State Representative Amy Elik (IL) | Representative Amy Elik (R) 111th District
State Representative Amy Elik (IL) | Representative Amy Elik (R) 111th District
The share of adults in America who reported doing at least ‘okay’ financially fell sharply in 2022 and was among the lowest observed since 2016, according to a recent study. At the end of 2022, 39 percent of adults stated they were ‘doing okay,’ and 34 percent said they were ‘living comfortably.’ This means that 73 percent are doing okay or better, while only one-third of Americans are ‘living comfortably.’ The decline in financial well-being is evident as the figure for adults who are ‘doing okay’ financially was 78 percent in October 2021 and 75 percent in October 2020. The last time the number was 70 percent or less was October 2016.
In response to these uncertain financial times, more Americans are turning to personal loans to manage their finances. Industry data reveals that nearly 23 million Americans owe a collective $232 billion in personal loans, which is a significant increase of 21.5 percent from the previous year's total of $191 billion. This surge in personal loans is substantial, considering that just six years ago, in 2017, Americans owed $117 billion in personal loans.
The average balance of a new personal loan has also increased. As of the fourth quarter of 2022, the average balance was just over $8,000, compared to $7,104 the previous year. The majority of borrowers are using personal loans to consolidate debt or refinance credit cards, with about eight percent borrowing for home improvements. However, the rise in personal loans has also led to an increase in delinquency rates, with an estimated 3.62 percent of personal loan accounts being 60 days or more past due in the second quarter of 2023.

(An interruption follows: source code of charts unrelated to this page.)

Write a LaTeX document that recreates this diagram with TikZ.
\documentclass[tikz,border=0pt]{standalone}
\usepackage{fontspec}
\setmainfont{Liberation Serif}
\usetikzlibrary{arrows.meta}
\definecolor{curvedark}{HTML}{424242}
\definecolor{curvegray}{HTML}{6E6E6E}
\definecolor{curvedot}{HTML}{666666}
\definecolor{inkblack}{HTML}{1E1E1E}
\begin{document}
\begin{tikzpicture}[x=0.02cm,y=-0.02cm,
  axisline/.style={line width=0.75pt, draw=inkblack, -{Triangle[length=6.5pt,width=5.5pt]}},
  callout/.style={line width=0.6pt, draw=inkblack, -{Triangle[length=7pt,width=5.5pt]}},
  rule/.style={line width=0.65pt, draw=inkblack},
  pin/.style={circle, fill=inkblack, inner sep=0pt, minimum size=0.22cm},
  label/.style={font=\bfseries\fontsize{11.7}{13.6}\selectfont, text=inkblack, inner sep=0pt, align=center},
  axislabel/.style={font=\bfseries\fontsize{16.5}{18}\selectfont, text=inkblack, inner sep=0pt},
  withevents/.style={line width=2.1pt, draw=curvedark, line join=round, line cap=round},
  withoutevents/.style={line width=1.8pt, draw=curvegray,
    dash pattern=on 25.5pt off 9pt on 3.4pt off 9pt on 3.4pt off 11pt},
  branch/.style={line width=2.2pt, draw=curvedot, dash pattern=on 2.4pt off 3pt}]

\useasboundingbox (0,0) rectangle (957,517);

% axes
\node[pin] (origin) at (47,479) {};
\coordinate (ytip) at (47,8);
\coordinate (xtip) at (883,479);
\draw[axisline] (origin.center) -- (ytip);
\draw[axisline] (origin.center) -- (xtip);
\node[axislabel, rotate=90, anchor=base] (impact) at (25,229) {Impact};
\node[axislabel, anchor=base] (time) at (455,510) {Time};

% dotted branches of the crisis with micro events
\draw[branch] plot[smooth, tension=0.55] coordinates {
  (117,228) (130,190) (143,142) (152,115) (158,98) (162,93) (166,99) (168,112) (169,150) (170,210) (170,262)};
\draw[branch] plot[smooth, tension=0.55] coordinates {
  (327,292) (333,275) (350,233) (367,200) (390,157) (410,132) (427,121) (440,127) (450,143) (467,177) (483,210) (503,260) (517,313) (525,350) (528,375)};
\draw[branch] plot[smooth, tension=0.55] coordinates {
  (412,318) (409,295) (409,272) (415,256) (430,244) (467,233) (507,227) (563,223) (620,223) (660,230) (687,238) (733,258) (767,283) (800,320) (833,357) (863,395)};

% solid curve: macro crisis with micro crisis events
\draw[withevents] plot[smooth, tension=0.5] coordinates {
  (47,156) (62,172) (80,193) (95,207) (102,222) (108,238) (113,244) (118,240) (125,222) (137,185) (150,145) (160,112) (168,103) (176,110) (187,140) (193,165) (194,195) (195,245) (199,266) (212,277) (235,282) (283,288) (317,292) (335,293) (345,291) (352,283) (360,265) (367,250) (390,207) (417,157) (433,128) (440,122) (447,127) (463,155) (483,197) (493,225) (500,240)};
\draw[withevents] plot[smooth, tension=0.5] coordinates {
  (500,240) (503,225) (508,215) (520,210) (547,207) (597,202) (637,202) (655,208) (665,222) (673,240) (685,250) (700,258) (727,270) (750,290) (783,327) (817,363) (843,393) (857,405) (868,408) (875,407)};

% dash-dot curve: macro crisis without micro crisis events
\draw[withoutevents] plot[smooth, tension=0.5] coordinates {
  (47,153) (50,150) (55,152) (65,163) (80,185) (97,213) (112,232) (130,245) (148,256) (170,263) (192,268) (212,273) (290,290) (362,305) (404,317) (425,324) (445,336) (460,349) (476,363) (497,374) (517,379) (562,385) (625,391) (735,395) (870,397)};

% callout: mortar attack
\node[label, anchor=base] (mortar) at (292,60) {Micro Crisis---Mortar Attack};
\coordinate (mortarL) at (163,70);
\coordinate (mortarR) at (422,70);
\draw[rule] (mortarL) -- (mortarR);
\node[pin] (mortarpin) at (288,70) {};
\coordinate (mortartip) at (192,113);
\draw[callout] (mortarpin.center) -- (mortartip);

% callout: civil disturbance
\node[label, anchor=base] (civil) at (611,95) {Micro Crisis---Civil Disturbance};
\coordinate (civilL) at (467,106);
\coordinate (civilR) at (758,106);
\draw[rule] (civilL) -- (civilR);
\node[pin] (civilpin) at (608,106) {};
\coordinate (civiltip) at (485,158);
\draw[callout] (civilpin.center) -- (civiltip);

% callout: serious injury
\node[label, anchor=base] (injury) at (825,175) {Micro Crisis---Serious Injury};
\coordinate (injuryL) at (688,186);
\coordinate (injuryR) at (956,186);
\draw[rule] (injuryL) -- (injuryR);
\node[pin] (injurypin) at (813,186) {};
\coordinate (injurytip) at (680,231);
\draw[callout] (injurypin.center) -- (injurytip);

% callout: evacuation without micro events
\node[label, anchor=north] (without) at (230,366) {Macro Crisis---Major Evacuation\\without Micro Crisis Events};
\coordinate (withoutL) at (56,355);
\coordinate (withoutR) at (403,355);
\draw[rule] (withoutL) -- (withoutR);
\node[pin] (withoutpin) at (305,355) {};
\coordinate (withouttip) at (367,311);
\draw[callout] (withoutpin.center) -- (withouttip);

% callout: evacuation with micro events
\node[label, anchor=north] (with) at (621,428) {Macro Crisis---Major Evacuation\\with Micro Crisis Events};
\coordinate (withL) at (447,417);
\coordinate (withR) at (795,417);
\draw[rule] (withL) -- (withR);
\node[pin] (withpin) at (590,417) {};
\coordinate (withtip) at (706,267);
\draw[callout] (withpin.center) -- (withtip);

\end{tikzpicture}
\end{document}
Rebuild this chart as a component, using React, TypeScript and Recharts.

One contributing factor to the increased reliance on personal loans is inflation. The rising cost of living has pushed more people towards borrowing to cover their regular everyday expenses. Additionally, financial technology (fintech) lenders have made obtaining personal loans easier than ever before. Companies like SoFi or CreditNinja entice customers with online offers that emphasize the speed and simplicity of applying for large loans.
Interest rates on personal loans vary depending on the borrower's creditworthiness. The average personal loan rate for a 24-month loan at a commercial bank was 11.31 percent as of early September. However, interest rates are expected to continue rising. While it is still possible to find personal loans with interest rates as low as 6.99 percent, the best rates are reserved for borrowers with excellent credit. On the other hand, borrowers with poor credit may face interest rates as high as 32 percent.
Despite the increase in personal loans, experts in the lending and personal finance industry do not perceive it as a major economic threat, at least not in the immediate future. Personal loans still constitute a relatively small portion of the total U.S. household debt, which surpassed $12 trillion this year. According to Goldman Sachs, the probability of a recession occurring in the next year is estimated to be 20 percent.
In Illinois, consumer loan borrowers are protected from predatory lending activities by the Predatory Loan Prevention Act. This legislation, enacted in January 2021 by the Illinois General Assembly as PA 101-658, allows the Illinois Department of Professional and Financial Regulation (DFPR) to regulate lending practices and cap interest rates charged by consumer lenders. The DFPR has released a Frequently Asked Questions (FAQ) information sheet on the new Act to provide clarity and guidance to consumers.
As personal loans continue to rise, it is crucial for individuals to carefully consider their financial situation before taking on additional debt. Seeking advice from financial professionals and exploring alternative options may help individuals make informed decisions about managing their finances effectively.